Exercise aim:
Write out each line beneath this one exactly as it reads.

Available records:
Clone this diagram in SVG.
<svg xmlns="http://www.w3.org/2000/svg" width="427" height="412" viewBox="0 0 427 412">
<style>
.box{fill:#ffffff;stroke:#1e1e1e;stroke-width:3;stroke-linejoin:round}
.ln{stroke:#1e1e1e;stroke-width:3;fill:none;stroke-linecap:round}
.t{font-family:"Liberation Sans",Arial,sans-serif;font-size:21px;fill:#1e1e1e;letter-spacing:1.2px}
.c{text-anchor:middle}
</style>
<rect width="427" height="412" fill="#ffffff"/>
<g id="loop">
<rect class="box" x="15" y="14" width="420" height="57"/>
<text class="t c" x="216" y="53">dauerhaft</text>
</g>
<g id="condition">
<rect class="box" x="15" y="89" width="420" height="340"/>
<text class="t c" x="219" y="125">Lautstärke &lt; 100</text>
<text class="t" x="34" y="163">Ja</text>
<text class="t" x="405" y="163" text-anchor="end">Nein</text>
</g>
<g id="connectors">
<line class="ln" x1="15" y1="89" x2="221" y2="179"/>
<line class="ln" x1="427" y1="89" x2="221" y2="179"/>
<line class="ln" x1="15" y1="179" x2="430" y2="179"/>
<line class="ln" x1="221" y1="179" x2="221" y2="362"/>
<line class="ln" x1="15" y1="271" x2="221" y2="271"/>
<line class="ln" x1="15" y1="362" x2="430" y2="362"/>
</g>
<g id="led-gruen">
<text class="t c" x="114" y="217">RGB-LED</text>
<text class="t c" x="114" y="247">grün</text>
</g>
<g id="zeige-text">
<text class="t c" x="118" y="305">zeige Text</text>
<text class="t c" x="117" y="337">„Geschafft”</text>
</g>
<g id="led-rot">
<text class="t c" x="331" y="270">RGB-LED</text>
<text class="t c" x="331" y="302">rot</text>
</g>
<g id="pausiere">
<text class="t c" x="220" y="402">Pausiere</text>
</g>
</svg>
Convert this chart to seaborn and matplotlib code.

Response to the exercise:
Clone this diagram in SVG.
<svg xmlns="http://www.w3.org/2000/svg" width="427" height="412" viewBox="0 0 427 412">
<style>
.box{fill:#ffffff;stroke:#1e1e1e;stroke-width:3;stroke-linejoin:round}
.ln{stroke:#1e1e1e;stroke-width:3;fill:none;stroke-linecap:round}
.t{font-family:"Liberation Sans",Arial,sans-serif;font-size:21px;fill:#1e1e1e;letter-spacing:1.2px}
.c{text-anchor:middle}
</style>
<rect width="427" height="412" fill="#ffffff"/>
<g id="loop">
<rect class="box" x="15" y="14" width="420" height="57"/>
<text class="t c" x="216" y="53">dauerhaft</text>
</g>
<g id="condition">
<rect class="box" x="15" y="89" width="420" height="340"/>
<text class="t c" x="219" y="125">Lautstärke &lt; 100</text>
<text class="t" x="34" y="163">Ja</text>
<text class="t" x="405" y="163" text-anchor="end">Nein</text>
</g>
<g id="connectors">
<line class="ln" x1="15" y1="89" x2="221" y2="179"/>
<line class="ln" x1="427" y1="89" x2="221" y2="179"/>
<line class="ln" x1="15" y1="179" x2="430" y2="179"/>
<line class="ln" x1="221" y1="179" x2="221" y2="362"/>
<line class="ln" x1="15" y1="271" x2="221" y2="271"/>
<line class="ln" x1="15" y1="362" x2="430" y2="362"/>
</g>
<g id="led-gruen">
<text class="t c" x="114" y="217">RGB-LED</text>
<text class="t c" x="114" y="247">grün</text>
</g>
<g id="zeige-text">
<text class="t c" x="118" y="305">zeige Text</text>
<text class="t c" x="117" y="337">„Geschafft”</text>
</g>
<g id="led-rot">
<text class="t c" x="331" y="270">RGB-LED</text>
<text class="t c" x="331" y="302">rot</text>
</g>
<g id="pausiere">
<text class="t c" x="220" y="402">Pausiere</text>
</g>
</svg>
Convert this chart to seaborn and matplotlib code.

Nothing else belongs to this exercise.